ADF STAFF
As ethnic violence continues to roil Ethiopia, some believe religious leaders can play a critical role in the peacebuilding process.
Yirga Damtie, a scholar at the Southern Voices Network for Peacebuilding, who spoke during a discussion hosted by the Woodrow Wilson International Center for Scholars’ Africa Program, says it’s time to empower these leaders to push for peace.
In recent years religious institutions have provided humanitarian aid, offered psychosocial and financial support, helped with public service delivery and acted as mediators between civilians and armed groups in conflict areas where government access is limited.

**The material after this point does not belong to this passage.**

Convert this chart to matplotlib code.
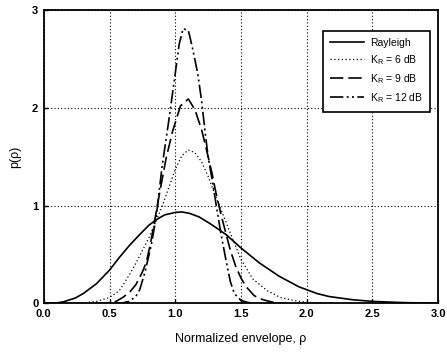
import matplotlib

matplotlib.use("Agg")
import matplotlib.pyplot as plt

plt.rcParams["font.family"] = ["Liberation Sans", "DejaVu Sans"]

# values
rayleigh_x = [0.0, 0.1, 0.15, 0.24, 0.3, 0.4, 0.45, 0.5, 0.575, 0.65, 0.727, 0.8, 0.855,
              0.92, 1.0, 1.05, 1.11, 1.18, 1.26, 1.31, 1.39, 1.5, 1.64, 1.79, 1.94, 2.08,
              2.17, 2.35, 2.5, 2.75, 3.0]
rayleigh_y = [0.0, 0.005, 0.016, 0.055, 0.10, 0.20, 0.27, 0.34, 0.47, 0.59, 0.70, 0.80, 0.855,
              0.905, 0.93, 0.935, 0.92, 0.885, 0.82, 0.775, 0.70, 0.567, 0.414, 0.278, 0.17, 0.10,
              0.07, 0.037, 0.02, 0.007, 0.002]

k6_x = [0.2, 0.3, 0.4, 0.5, 0.575, 0.65, 0.7, 0.75, 0.8, 0.85, 0.9, 0.95, 1.0, 1.05, 1.1,
        1.15, 1.2, 1.25, 1.3, 1.34, 1.41, 1.5, 1.59, 1.7, 1.8, 1.9, 2.0, 2.2]
k6_y = [0.0, 0.005, 0.02, 0.06, 0.13, 0.29, 0.41, 0.54, 0.67, 0.83, 0.99, 1.18, 1.37, 1.51, 1.57,
        1.54, 1.45, 1.30, 1.12, 0.99, 0.75, 0.45, 0.25, 0.13, 0.06, 0.03, 0.01, 0.0]

k9_x = [0.4, 0.5, 0.55, 0.6, 0.65, 0.7, 0.75, 0.78, 0.81, 0.84, 0.88, 0.93, 0.98, 1.04, 1.1,
        1.15, 1.2, 1.24, 1.28, 1.31, 1.35, 1.385, 1.42, 1.46, 1.5, 1.54, 1.6, 1.64, 1.7, 1.75, 1.85]
k9_y = [0.0, 0.005, 0.02, 0.06, 0.11, 0.19, 0.32, 0.42, 0.60, 0.82, 1.12, 1.48, 1.76, 2.02, 2.09,
        1.98, 1.78, 1.56, 1.33, 1.13, 0.90, 0.72, 0.54, 0.38, 0.26, 0.17, 0.08, 0.05, 0.025, 0.01, 0.0]

k12_x = [0.55, 0.6, 0.65, 0.7, 0.73, 0.77, 0.815, 0.853, 0.9, 0.95, 1.0, 1.03, 1.06, 1.1, 1.13,
         1.17, 1.2, 1.225, 1.25, 1.283, 1.31, 1.347, 1.385, 1.42, 1.45, 1.5, 1.55, 1.6]
k12_y = [0.0, 0.005, 0.02, 0.07, 0.14, 0.32, 0.58, 0.86, 1.40, 1.86, 2.35, 2.65, 2.81, 2.79, 2.62,
         2.36, 2.08, 1.78, 1.50, 1.25, 1.02, 0.72, 0.45, 0.22, 0.10, 0.03, 0.01, 0.0]

x_ticks = [0.0, 0.5, 1.0, 1.5, 2.0, 2.5, 3.0]
y_ticks = [0, 1, 2, 3]

fig = plt.figure(figsize=(4.47, 3.59), dpi=100, facecolor="white")
ax = fig.add_axes([0.098, 0.155, 0.882, 0.817])

ax.plot(rayleigh_x, rayleigh_y, color="black", linewidth=1.2, label="Rayleigh")
ax.plot(k6_x, k6_y, color="black", linewidth=0.9, linestyle=(0, (1, 2)),
        label=r"$\mathregular{K_R}$ = 6 dB")
ax.plot(k9_x, k9_y, color="black", linewidth=1.2, linestyle=(0, (8, 3)),
        label=r"$\mathregular{K_R}$ = 9 dB")
ax.plot(k12_x, k12_y, color="black", linewidth=1.2, linestyle=(0, (8, 2, 1.2, 2, 1.2, 2)),
        label=r"$\mathregular{K_R}$ = 12 dB")

ax.set_xlim(0, 3)
ax.set_ylim(0, 3)
ax.set_xticks(x_ticks)
ax.set_xticklabels([f"{v:.1f}" for v in x_ticks])
ax.set_yticks(y_ticks)
ax.tick_params(direction="in", length=3, width=1, labelsize=8, pad=4)
for lbl in ax.get_xticklabels() + ax.get_yticklabels():
    lbl.set_fontweight("bold")

ax.grid(True, color="black", linestyle=(0, (1, 2)), linewidth=0.8)
for spine in ax.spines.values():
    spine.set_linewidth(1.3)

ax.set_xlabel("Normalized envelope, ρ", fontsize=9, labelpad=10)
ax.set_ylabel("p(ρ)", fontsize=9, labelpad=8)

leg = ax.legend(loc="upper right", bbox_to_anchor=(0.993, 0.948), fontsize=7.5,
                fancybox=False, framealpha=1, edgecolor="black", handlelength=3.2,
                borderpad=0.7, labelspacing=0.5, handletextpad=0.6)
leg.get_frame().set_linewidth(1.2)

fig.savefig("out.png", dpi=100, facecolor="white")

“Religion is considered as the main instrument for conflict transformation, for just addressing conflict and to transform toward a more peaceful context,” Yirga said. “In Africa, and Ethiopia, as well, the religious have a substantial role, including in private and public lives, and it’s important to take that into consideration. Whenever there is a peacebuilding initiative, it is important to consider religious actors’ inclusion.”
An estimated 98% of Ethiopians claim a religious affiliation. About 45% of the population is Christian Orthodox while 35% is Muslim. The Ethiopian Orthodox Church is one of the largest and oldest Christian Churches in the world, according to Canopy Forum, a digital publication run by the Center for the Study of Law and Religion at Emory University.
Yirga, also a doctoral candidate at the Institute for Peace and Security Studies at Addis Ababa University, said it is important for members of different religions to embrace dialogue.
Terrence Lyons, professor of conflict analysis and resolution at George Mason University, noted during the Wilson Center discussion that Catholic Relief Services linked with the Ethiopian Orthodox Church, Ethiopian Catholic Church and various other religions to create the Joint Relief Partnership during the Ethiopian famine in the 1980s.
“This was one of the first non-state organizations to engage in famine relief in the 1980s,” Terrence Lyons, professor of conflict analysis and resolution at George Mason University, said during the Wilson Center discussion.
Currently, in the eastern Democratic Republic of Congo and Great Lakes region, Catholic and Protestant churches have joined forces to launch a new peace initiative aimed at addressing the conflicts and humanitarian crises that have plagued the region for three decades.
The “Social Pact for Peace and Living Together in the DRC and the Great Lakes Region” seeks to rally citizens, religious communities, and political leaders to end the violence and foster peaceful coexistence, Vatican News reported.
Lyons said the role of religious leaders in peacebuilding has also been considered in Jos, Nigeria, where the security crisis is marked by clashes between pastoralists and herders.
“There is attention among the roles that [religious institutions] can play” in peacebuilding, Lyons said. “On the one hand, they often mobilize people to engage in conflict, but at the same time they can be an actor that promotes peacebuilding and reconnects communities.”
He said religious institutions can effectively promote peace because they often have resources and logistical capacities that other organizations do not. “Churches have buildings, churches have communications systems, churches have networks of people,” Lyons said. “In that way, other than the state, there’s no other organization that can do that.”
Yirga said African religious institutions can also help frame people’s mindsets because they have been a part of families’ daily lives for centuries and are seen as legitimate.
“When war happens, [people] don’t have any other options but to go to church, where they can get some sort of relief,” Yirga said. “Churches are deeply present in the society. Any affairs that people have in a war zone, the daily matters related to food, health or social violence against civilians in war zones, they [often] report to religious actors.”
Yirga noted that religious institutions and elders have also been targeted by violence. Between July 2018 and April 2022, 30 churches were attacked across several regions in Ethiopia. In December 2023, an aerial strike on the grounds of a church in the Oromia region killed eight people and injured five. Two months later, two people were killed in an attack on another church in the region.
Other recent church attacks have occurred in Burkina Faso, the DRC, Mozambique and Nigeria.